I had to skirt a small pile of trash piled against one side of the house. It looked like the usual rubbish – ash from the hearth, broken shells of turkey eggs, maize husks, and so on
– and I would normally not have spared it a glance, but I was surprised to see a hollow cane, the sort used as a smoking tube. This puzzled me because tobacco was expensive, imported from the
hot lowlands for priests and lords; I could not understand what it would be doing in a humble water-seller’s house.
The water-seller’s wife was home: a weary-looking woman, fine boned and grey haired, whose patched and frayed blouse and skirt made the idea of her husband taking his ease with a pipe even
more incongruous.
She received me politely, inviting me to squat in her courtyard and offering me food, as good manners required. It was a piece of a slightly stale tortilla which I had no hesitation in
declining.
She had little to tell me. “He went out last night and didn’t come back.”
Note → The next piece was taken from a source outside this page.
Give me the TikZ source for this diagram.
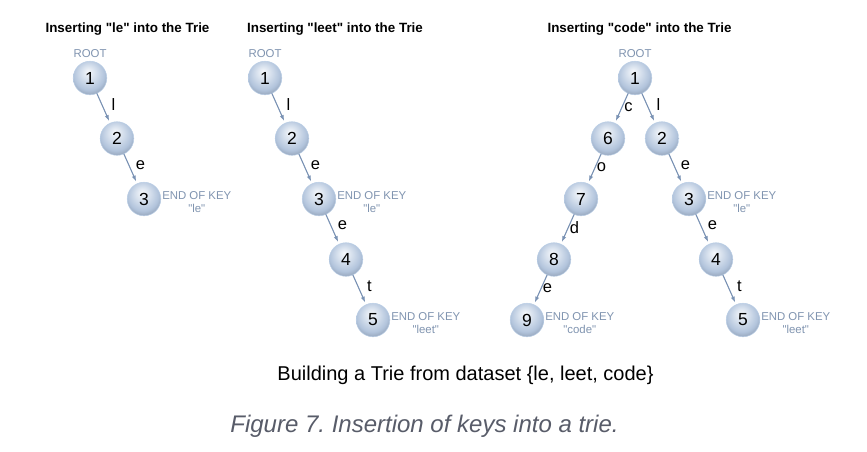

I waited for her to add something to that, but the silence merely dragged on. Eventually I said: “He didn’t say why?”
“No.”
“Was he in the habit of going out at night?” Few Aztecs were. The night was widely feared: it was ruled by spirits, creatures out of dreams and fateful beasts such as owls and
weasels whose appearance could foretell a man’s death. Only those trained to overcome such things, such as priests and sorcerers, usually went out after dark, unless there were some very good
reason.
“No, he wasn’t. That’s why I’m worried.” The woman did not sound especially worried to me. In fact she was downright curt, considering I was trying to find her
missing husband. It was almost as if she resented my questions.